AMP (AMP, -26.5%) managed to steal the show in an already volatile weak. Management announced the sale of its life insurance and mature business divisions – a move which had been looked for to unlock shareholder value – but the market was very disappointed with the price and a lack of clarity in the messaging around an admittedly complex deal. The price for the mature business looks reasonable, however there is a sense that management have rushed the sale of the life insurance business - which has deteriorated in recent halves. The disappointing price, in tandem with some uncertainties over a hit to earnings and additional costs from the sale which were not well explained by management, took a heavy toll on the stock price. There is no doubt that the deal is value destructive, however we estimate this to be in the order of 12%, with the rest of the fall in response to broader market weakness and the ambiguity arising from poor communication around the deal. The deal does provide a cleaner, simpler company for the new CEO, however we are in something of a vacuum in terms of his strategy for turning around the business and for the likely use of the proceeds from the asset sales.

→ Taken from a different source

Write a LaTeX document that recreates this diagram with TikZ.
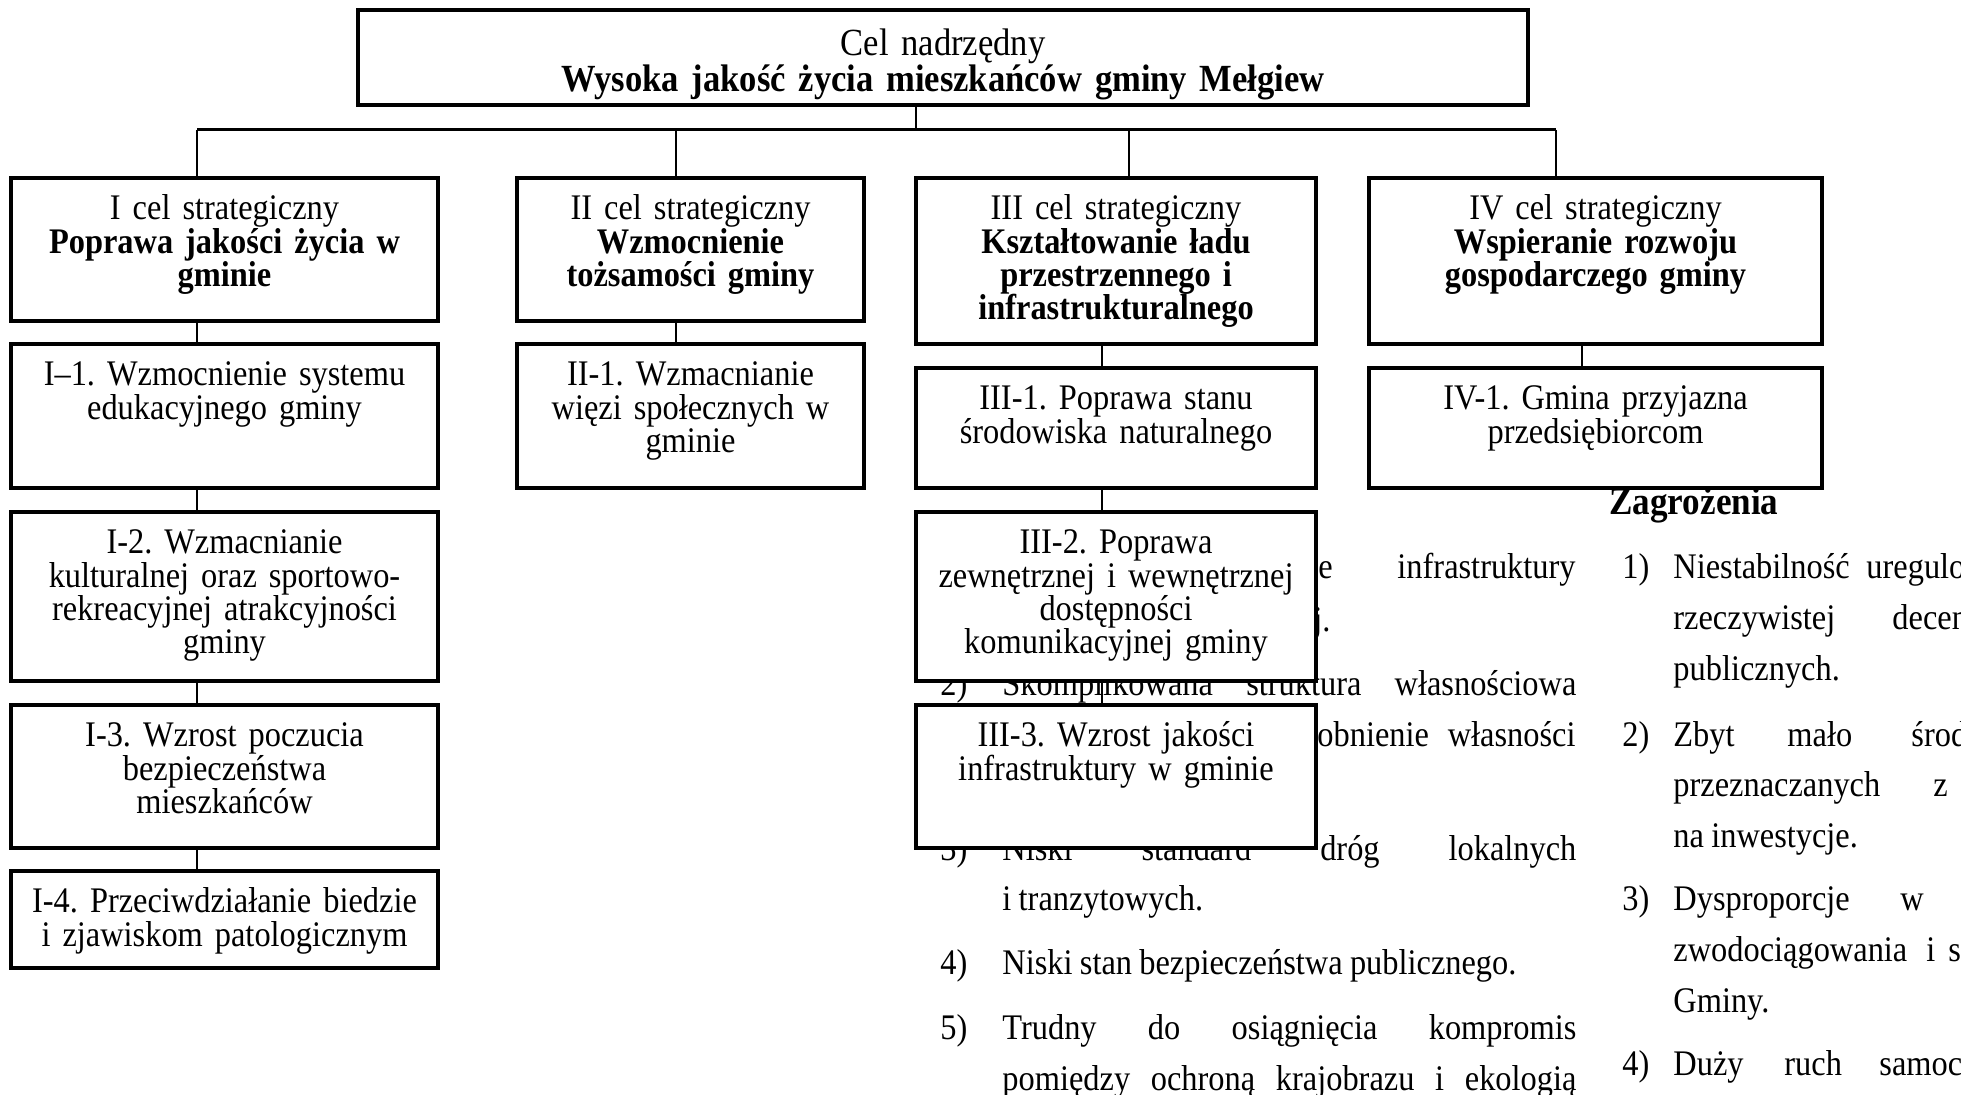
\documentclass[tikz,border=0pt]{standalone}
\usepackage{fontspec}
\setmainfont{Liberation Serif}[FakeStretch=0.9, WordSpace=0.9]
\newcommand\bxfont{\fontsize{18pt}{16.7pt}\selectfont\lineskiplimit=-100pt\lineskip=0pt}
\newcommand\topfont{\fontsize{19.2pt}{17.7pt}\selectfont\lineskiplimit=-100pt\lineskip=0pt}
\newcommand\bgfont{\fontsize{18pt}{25pt}\selectfont}
\newcommand\fstrut{\rule{0pt}{21.5pt}}
\newcommand\tstrut{\rule{0pt}{23.5pt}}
\tikzset{
  bx/.style={draw, line width=1.75pt, fill=white, inner sep=0pt},
  bt/.style={anchor=north, inner sep=0pt, align=center, font=\bxfont},
  bg/.style={anchor=base west, inner sep=0pt, font=\bgfont},
  bge/.style={anchor=base east, inner sep=0pt, font=\bgfont},
  conn/.style={line width=1.25pt},
  busline/.style={line width=1.5pt},
}
\begin{document}
\frenchspacing
\begin{tikzpicture}[x=0.5pt, y=-0.5pt]
\useasboundingbox (0,0) rectangle (1984,1095);
% ---- background text, middle column ----
\node[bg] (m1e) at (1318,579) {e};
\node[bge] (m1i) at (1576,579) {infrastruktury};
\node[bg] (m2j) at (1313,632) {j.};
\node[bg] (m3n) at (940,695) {2)};
\node[bg] (m3t) at (1002,695) {\makebox[287pt][s]{Skomplikowana struktura własnościowa}};
\node[bg] (m4a) at (1317,746) {obnienie};
\node[bge] (m4b) at (1576,746) {własności};
\node[bg] (m5n) at (940,860) {3)};
\node[bg] (m5t) at (1002,860) {\makebox[287pt][s]{Niski standard dróg lokalnych}};
\node[bg] (m6t) at (1002,910) {i tranzytowych.};
\node[bg] (m7n) at (940,974) {4)};
\node[bg] (m7t) at (1002,974) {Niski stan bezpieczeństwa publicznego.};
\node[bg] (m8n) at (940,1039) {5)};
\node[bg] (m8t) at (1002,1039) {\makebox[287pt][s]{Trudny do osiągnięcia kompromis}};
\node[bg] (m9t) at (1002,1090) {\makebox[287pt][s]{pomiędzy ochroną krajobrazu i ekologią}};
% ---- background text, right column ----
\begin{scope}
\clip (0,0) rectangle (1960,1095);
\node[bg, font=\fontsize{19.5pt}{25pt}\selectfont\bfseries] (zag) at (1609,515) {Zagrożenia};
\node[bg] (r1n) at (1622,579) {1)};
\node[bg] (r1a) at (1673,579) {Niestabilność};
\node[bg] (r1b) at (1866,579) {uregulo};
\node[bg] (r2a) at (1673,629) {rzeczywistej};
\node[bg] (r2b) at (1892,629) {decen};
\node[bg] (r3a) at (1673,680) {publicznych.};
\node[bg] (r4n) at (1622,746) {2)};
\node[bg] (r4a) at (1673,746) {Zbyt};
\node[bg] (r4b) at (1787,746) {mało};
\node[bg] (r4c) at (1911,746) {środ};
\node[bg] (r5a) at (1673,796) {przeznaczanych};
\node[bg] (r5b) at (1933,796) {z};
\node[bg] (r6a) at (1673,847) {na inwestycje.};
\node[bg] (r7n) at (1622,910) {3)};
\node[bg] (r7a) at (1673,910) {Dysproporcje};
\node[bg] (r7b) at (1900,910) {w};
\node[bg] (r8a) at (1673,961) {zwodociągowania};
\node[bg] (r8b) at (1926,961) {i};
\node[bg] (r8c) at (1948,961) {s};
\node[bg] (r9a) at (1673,1012) {Gminy.};
\node[bg] (r10n) at (1622,1075) {4)};
\node[bg] (r10a) at (1673,1075) {Duży};
\node[bg] (r10b) at (1784,1075) {ruch};
\node[bg] (r10c) at (1879,1075) {samoc};
\end{scope}
% ---- boxes ----
\node[bx, minimum width=585pt, minimum height=47.5pt] (top) at (943,57.5) {};
\node[bx, minimum width=213.5pt, minimum height=71.5pt] (I) at (224.5,249.5) {};
\node[bx, minimum width=173.5pt, minimum height=71.5pt] (II) at (690.5,249.5) {};
\node[bx, minimum width=200pt, minimum height=83pt] (III) at (1116,261) {};
\node[bx, minimum width=226.5pt, minimum height=83pt] (IV) at (1595.5,261) {};
\node[bx, minimum width=213.5pt, minimum height=72pt] (I1) at (224.5,416) {};
\node[bx, minimum width=173.5pt, minimum height=72pt] (II1) at (690.5,416) {};
\node[bx, minimum width=200pt, minimum height=60pt] (III1) at (1116,428) {};
\node[bx, minimum width=226.5pt, minimum height=60pt] (IV1) at (1595.5,428) {};
\node[bx, minimum width=213.5pt, minimum height=84.5pt] (I2) at (224.5,596.5) {};
\node[bx, minimum width=200pt, minimum height=84.5pt] (III2) at (1116,596.5) {};
\node[bx, minimum width=213.5pt, minimum height=71.5pt] (I3) at (224.5,776.5) {};
\node[bx, minimum width=200pt, minimum height=71.5pt] (III3) at (1116,776.5) {};
\node[bx, minimum width=213.5pt, minimum height=48.5pt] (I4) at (224.5,919.5) {};
% ---- box texts ----
\node[bt, font=\topfont, text width=570pt] (topt) at (top.north) {\tstrut Cel nadrzędny\\\textbf{Wysoka jakość życia mieszkańców gminy Mełgiew}};
\node[bt, text width=205pt] (It) at (I.north) {\fstrut I cel strategiczny\\\textbf{Poprawa jakości życia w}\\\textbf{gminie}};
\node[bt, text width=165pt] (IIt) at (II.north) {\fstrut II cel strategiczny\\\textbf{Wzmocnienie}\\\textbf{tożsamości gminy}};
\node[bt, text width=192pt] (IIIt) at (III.north) {\fstrut III cel strategiczny\\\textbf{Kształtowanie ładu}\\\textbf{przestrzennego i}\\\textbf{infrastrukturalnego}};
\node[bt, text width=218pt] (IVt) at (IV.north) {\fstrut IV cel strategiczny\\\textbf{Wspieranie rozwoju}\\\textbf{gospodarczego gminy}};
\node[bt, text width=205pt] (I1t) at (I1.north) {\fstrut I–1. Wzmocnienie systemu\\edukacyjnego gminy};
\node[bt, text width=165pt] (II1t) at (II1.north) {\fstrut II-1. Wzmacnianie\\więzi społecznych w\\gminie};
\node[bt, text width=192pt] (III1t) at (III1.north) {\fstrut III-1. Poprawa stanu\\środowiska naturalnego};
\node[bt, text width=218pt] (IV1t) at (IV1.north) {\fstrut IV-1. Gmina przyjazna\\przedsiębiorcom};
\node[bt, text width=205pt] (I2t) at (I2.north) {\fstrut I-2. Wzmacnianie\\kulturalnej oraz sportowo-\\rekreacyjnej atrakcyjności\\gminy};
\node[bt, text width=192pt] (III2t) at (III2.north) {\fstrut III-2. Poprawa\\zewnętrznej i wewnętrznej\\dostępności\\komunikacyjnej gminy};
\node[bt, text width=205pt] (I3t) at (I3.north) {\fstrut I-3. Wzrost poczucia\\bezpieczeństwa\\mieszkańców};
\node[bt, text width=192pt] (III3t) at (III3.north) {\fstrut III-3. Wzrost jakości\\infrastruktury w gminie};
\node[bt, text width=205pt] (I4t) at (I4.north) {\fstrut I-4. Przeciwdziałanie biedzie\\i zjawiskom patologicznym};
% ---- connector columns ----
\coordinate (stem) at (916,0);
\coordinate (cI) at (197,0);
\coordinate (cII) at (676,0);
\coordinate (cIIIa) at (1129,0);
\coordinate (cIIIb) at (1102,0);
\coordinate (cIVa) at (1556,0);
\coordinate (cIVb) at (1582,0);
\coordinate (busL) at (197,130);
\coordinate (busR) at (1556,130);
% ---- connectors ----
\draw[conn] (top.south -| stem) -- (stem |- busL);
\draw[busline] (busL) -- (busR);
\draw[conn] (busL) -- (I.north -| cI);
\draw[conn] (cII |- busL) -- (II.north -| cII);
\draw[conn] (cIIIa |- busL) -- (III.north -| cIIIa);
\draw[conn] (busR) -- (IV.north -| cIVa);
\draw[conn] (I.south -| cI) -- (I1.north -| cI);
\draw[conn] (I1.south -| cI) -- (I2.north -| cI);
\draw[conn] (I2.south -| cI) -- (I3.north -| cI);
\draw[conn] (I3.south -| cI) -- (I4.north -| cI);
\draw[conn] (II.south -| cII) -- (II1.north -| cII);
\draw[conn] (III.south -| cIIIb) -- (III1.north -| cIIIb);
\draw[conn] (III1.south -| cIIIb) -- (III2.north -| cIIIb);
\draw[conn] (III2.south -| cIIIb) -- (III3.north -| cIIIb);
\draw[conn] (IV.south -| cIVb) -- (IV1.north -| cIVb);
\end{tikzpicture}
\end{document}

Elsewhere Worley Parsons (WOR, -15.8%) announced the proposed acquisition of the energy, chemicals and resources division of Jacobs Engineering. This is the latest in a string of deals which, while accretive at an EPS level, have not particularly well received. In the current environment it is not enough for management to use a higher P/E or some leverage to make superficially accretive acquisitions – they must also make a compelling case around return-on-capital and the strategic logic for a deal to gain market approval. Other cyclical names such as Whitehaven Coal (WHC, -11.7%) and Bluescope Steel (BSL, -11.5%) also got hard hit. Meanwhile the growth names, which had already fallen in the previous week, continued to underperform: Aristocrat (ALL) was down -10.8%, with Wisetech (WTC) -10.8%, Xero (XRO) -9.2% and Treasury Wine (TWE) -8.2%.

Qantas (QAN, -6.4%) updated the market. People have been worried about the QAN fuel bill in an environment of high oil prices – as flagged by management at their results – and while this has continued to climb it has been more than offset by stronger-than-expected revenues.